Harvests in southern Somalia, the breadbasket of the country, have been nearly destroyed by a combination of floods, drought and locust swarms.

The first U.S. setback in this African nation was in 1993 when two U.S. helicopters hunting down “warlords” were shot down. Armed Somali fighters killed 18 Marines who survived the crashes in the helicopters. This incident was used as the basis of a book and film called “Black Hawk Down” and forced the Clinton administration to withdraw the U.S. occupation troops from Somalia.

Washington’s justification for its 1992-1993 intervention was that no centralized state had asserted itself in Somalia after Barre’s fall in 1991. The Pentagon’s aborted intervention was supposed to be part of a “peacekeeping mission.”

U.S. meddling in Somalia had begun much earlier, however.
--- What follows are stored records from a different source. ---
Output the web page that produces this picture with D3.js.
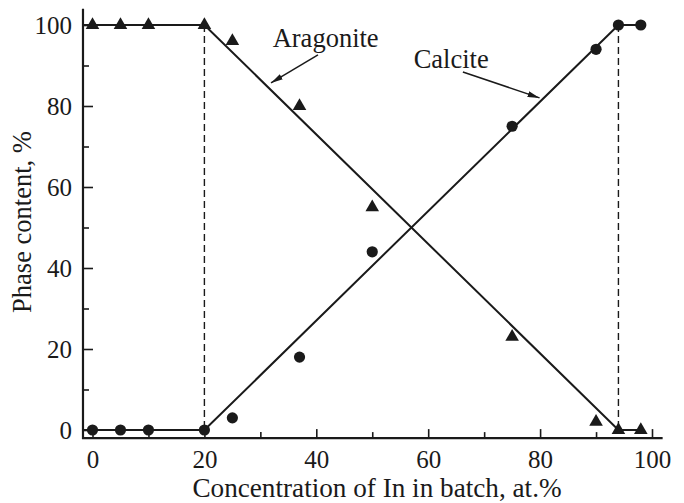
<!DOCTYPE html>
<html>
<head>
<meta charset="utf-8">
<script src="https://cdn.jsdelivr.net/npm/d3@7"></script>
<style>
  html, body { margin: 0; padding: 0; background: #fff; }
  svg { display: block; }
</style>
</head>
<body>
<svg id="chart" width="684" height="503"></svg>
<script>
// Indium concentration in the batch (at.%)
const concentration = [0, 5, 10, 20, 25, 37, 50, 75, 90, 94, 98];
// Phase content (%) for each concentration
const aragonite = [100, 100, 100, 100, 96, 80, 55, 23, 2, 0, 0];
const calcite   = [0, 0, 0, 0, 3, 18, 44, 75, 94, 100, 100];

// Piecewise linear trend lines (knots in data units)
const aragoniteFitX = [-1.7, 20, 94, 98];
const aragoniteFitY = [100, 100, 0, 0];
const calciteFitX   = [-1.7, 20, 94, 98];
const calciteFitY   = [0, 0, 100, 100];

// Phase boundaries shown as dashed verticals
const boundaries = [20, 94];

// Tick values
const xMajorTicks = [0, 20, 40, 60, 80, 100];
const xMinorTicks = [10, 30, 50, 70, 90];
const yMajorTicks = [0, 20, 40, 60, 80, 100];
const yMinorTicks = [10, 30, 50, 70, 90];

// Axis extent in data units
const xExtent = [-1.7, 101.9];
const yExtent = [-2, 104];

const ink = "#1a1a1a";
const serif = "Liberation Serif";
const svg = d3.select("#chart").attr("font-family", serif);

const x = d3.scaleLinear().domain([0, 100]).range([92.5, 652]);
const y = d3.scaleLinear().domain([0, 100]).range([430, 25]);

const x0 = x(xExtent[0]);
const y0 = y(yExtent[0]);

// Bottom axis: major ticks with labels, minor ticks without
const xAxisG = svg.append("g").attr("transform", `translate(0,${y0})`);
xAxisG.call(d3.axisBottom(x).tickValues(xMajorTicks).tickSize(-9).tickPadding(12).tickFormat(d3.format("d")));
xAxisG.append("g").call(d3.axisBottom(x).tickValues(xMinorTicks).tickSize(-6).tickFormat(""));

// Left axis
const yAxisG = svg.append("g").attr("transform", `translate(${x0},0)`);
yAxisG.call(d3.axisLeft(y).tickValues(yMajorTicks).tickSize(-10).tickPadding(11).tickFormat(d3.format("d")));
yAxisG.append("g").call(d3.axisLeft(y).tickValues(yMinorTicks).tickSize(-6).tickFormat(""));

svg.selectAll("g").attr("font-family", serif);
svg.selectAll(".domain").remove();
svg.selectAll(".tick line").attr("stroke", ink).attr("stroke-width", 1.6);
svg.selectAll(".tick text")
  .attr("fill", ink)
  .attr("font-family", serif)
  .style("font-family", serif)
  .style("font-size", "25px");

// Axis lines
svg.append("path")
  .attr("d", `M${x0},${y(yExtent[1])}V${y0}H${x(xExtent[1])}`)
  .attr("fill", "none")
  .attr("stroke", ink)
  .attr("stroke-width", 2.2);

// Dashed phase boundaries
svg.append("g").selectAll("line")
  .data(boundaries)
  .join("line")
  .attr("x1", d => x(d)).attr("x2", d => x(d))
  .attr("y1", y(100)).attr("y2", y(0))
  .attr("stroke", ink)
  .attr("stroke-width", 1.4)
  .attr("stroke-dasharray", "7,4");

// Trend lines
const line = d3.line().x(d => x(d[0])).y(d => y(d[1]));
const aragoniteFit = d3.zip(aragoniteFitX, aragoniteFitY);
const calciteFit = d3.zip(calciteFitX, calciteFitY);
[aragoniteFit, calciteFit].forEach(pts => {
  svg.append("path")
    .attr("d", line(pts))
    .attr("fill", "none")
    .attr("stroke", ink)
    .attr("stroke-width", 2);
});

// Measured points
const aragonitePts = d3.zip(concentration, aragonite);
const calcitePts = d3.zip(concentration, calcite);

svg.append("g").selectAll("path")
  .data(aragonitePts)
  .join("path")
  .attr("transform", d => `translate(${x(d[0])},${y(d[1])})`)
  .attr("d", d3.symbol(d3.symbolTriangle, 80))
  .attr("fill", ink);

svg.append("g").selectAll("circle")
  .data(calcitePts)
  .join("circle")
  .attr("cx", d => x(d[0]))
  .attr("cy", d => y(d[1]))
  .attr("r", 5.6)
  .attr("fill", ink);

// Arrowhead marker
svg.append("defs").append("marker")
  .attr("id", "arrow")
  .attr("viewBox", "0 0 12 6")
  .attr("refX", 12).attr("refY", 3)
  .attr("markerWidth", 12).attr("markerHeight", 6)
  .attr("markerUnits", "userSpaceOnUse")
  .attr("orient", "auto")
  .append("path")
  .attr("d", "M0,0L12,3L0,6Z")
  .attr("fill", ink);

// Series labels with pointer arrows (positions in data units)
const labels = [
  { text: "Aragonite", tx: 32.2, ty: 94.6, from: [40.3, 92.6], to: [31.9, 85.7] },
  { text: "Calcite",   tx: 57.4, ty: 89.4, from: [66.2, 88.4], to: [79.9, 82.0] }
];
labels.forEach(l => {
  svg.append("text")
    .attr("x", x(l.tx)).attr("y", y(l.ty))
    .attr("fill", ink)
    .style("font-family", serif)
    .style("font-size", "26.5px")
    .text(l.text);
  svg.append("line")
    .attr("x1", x(l.from[0])).attr("y1", y(l.from[1]))
    .attr("x2", x(l.to[0])).attr("y2", y(l.to[1]))
    .attr("stroke", ink)
    .attr("stroke-width", 1.5)
    .attr("marker-end", "url(#arrow)");
});

// Axis titles
svg.append("text")
  .attr("x", 377).attr("y", 497)
  .attr("text-anchor", "middle")
  .attr("fill", ink)
  .style("font-family", serif)
  .style("font-size", "27.2px")
  .text("Concentration of In in batch, at.%");

svg.append("text")
  .attr("transform", "translate(31,222) rotate(-90)")
  .attr("text-anchor", "middle")
  .attr("fill", ink)
  .style("font-family", serif)
  .style("font-size", "26.5px")
  .text("Phase content, %");
</script>
</body>
</html>
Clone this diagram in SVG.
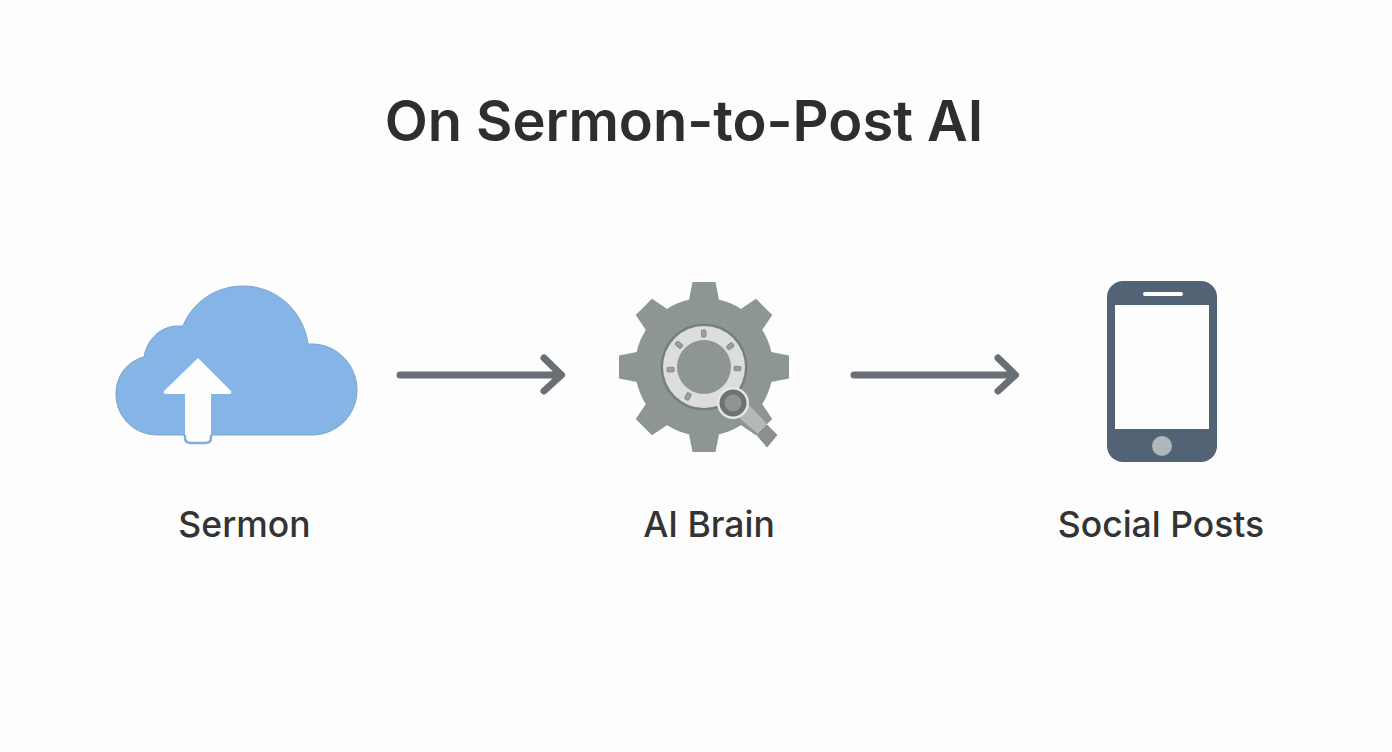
<svg xmlns="http://www.w3.org/2000/svg" width="1392" height="752" viewBox="0 0 1392 752">
<style>
text{font-family:"Inter","Liberation Sans",sans-serif;fill:#2e2e2e;text-anchor:middle}
.title{font-size:56px;font-weight:600}
.label{font-size:35.500px;font-weight:500;fill:#333}
.conn{fill:none;stroke:#6a6f76;stroke-width:7;stroke-linecap:round;stroke-linejoin:round}
.gear{fill:#8e9595}
.tick{fill:#9a9f9e;stroke:#858b8b;stroke-width:1}
</style>
<defs>
<path id="tooth" class="gear" d="M-17,-64 L-15,-67 L-11.500,-85 L11.500,-85 L15,-67 L17,-64 Z"/>
<rect id="tick" class="tick" x="-2.500" y="-37" width="4.500" height="7" rx="1.200"/>
</defs>
<rect width="1392" height="752" fill="#fdfdfd"/>
<text class="title" x="684" y="141">On Sermon-to-Post AI</text>
<g id="connectors">
<path class="conn" d="M400,375 H561 M544,358 L561.500,375 L544,391"/>
<path class="conn" d="M854,375 H1015 M998,358 L1015.500,375 L998,391"/>
</g>
<g id="sermon">
<path d="M158,435 C133,435 116,416 116,394 C116,375 128,361 144,357 C147,339 161,326 178,326 C180,326 181,326 183,326 C192,303 215,286 243,286 C277,286 304,312 308,344 L312,344 C337,344 357,365 357,390 C357,415 337,435 312,435 Z" fill="#84b5e6" stroke="#7fa3c9" stroke-width="1"/>
<path d="M198,358 L231,391 Q232.500,394 229,394 L211,394 L211,437 Q211,443 205,443 L191,443 Q185,443 185,437 L185,394 L167,394 Q162.500,394 164,391 Z" fill="#fefefe"/>
<path d="M185,435 L185,438 Q185,443 191,443 L205,443 Q211,443 211,438 L211,435" fill="none" stroke="#84add8" stroke-width="2.500"/>
<text class="label" x="244.500" y="537">Sermon</text>
</g>
<g id="ai-brain">
<circle class="gear" cx="704" cy="367" r="69"/>
<g transform="translate(704 367)">
<use href="#tooth"/>
<use href="#tooth" transform="rotate(45)"/>
<use href="#tooth" transform="rotate(90)"/>
<use href="#tooth" transform="rotate(135)"/>
<use href="#tooth" transform="rotate(180)"/>
<use href="#tooth" transform="rotate(225)"/>
<use href="#tooth" transform="rotate(270)"/>
<use href="#tooth" transform="rotate(315)"/>
<circle r="43.500" fill="#777e7e"/>
<circle r="41" fill="#dcdedc"/>
<circle r="27" fill="#8e9595"/>
<use href="#tick"/>
<use href="#tick" transform="rotate(52)"/>
<use href="#tick" transform="rotate(93)"/>
<use href="#tick" transform="rotate(-48)"/>
<use href="#tick" transform="rotate(-94)"/>
<use href="#tick" transform="rotate(-151)"/>
</g>
<path d="M738,417 L747,403 L767,424 L758,434 Z" fill="#b3b9b5"/>
<path d="M757,435 L767,425 L777,435 L767,447 Z" fill="#8a9090" stroke="#8a9090" stroke-width="1" stroke-linejoin="round"/>
<circle cx="733" cy="403" r="16" fill="#e6e8e6"/>
<circle cx="733" cy="403" r="11" fill="#8e9595" stroke="#6d7373" stroke-width="5"/>
<text class="label" x="709" y="537">AI Brain</text>
</g>
<g id="social-posts">
<rect x="1107" y="281" width="110" height="181" rx="16" fill="#526376"/>
<rect x="1115" y="305" width="94" height="124" fill="#fefefe"/>
<rect x="1143" y="292" width="40" height="4" rx="2" fill="#fefefe"/>
<circle cx="1162" cy="446" r="10" fill="#b0b6ba"/>
<text class="label" x="1161" y="537">Social Posts</text>
</g>
</svg>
It first interfered in Somalia in the late 1970s when Washington urged Barre to invade neighboring Ethiopia, which at that time was led by a pro-socialist government allied with the Soviet Union.

A number of liberal analysts and NGOs are again calling for this 1990s type of “humanitarian” intervention. Washington justifies its current intervention based on the alleged terrorist threat. The government the Ethiopian intervention overthrew was based on “Islamic courts,” which Washington considers an enemy.

While Somalia is a poor country whose major exports come from its herds and gum arabic, it occupies a strategic position on the Horn of Africa. The major naval base at Berbera allows any navy based there to control the flow of oil to Europe and to China through the Red Sea. Thus, the interest of the EU and U.S. to intervene in Somalia.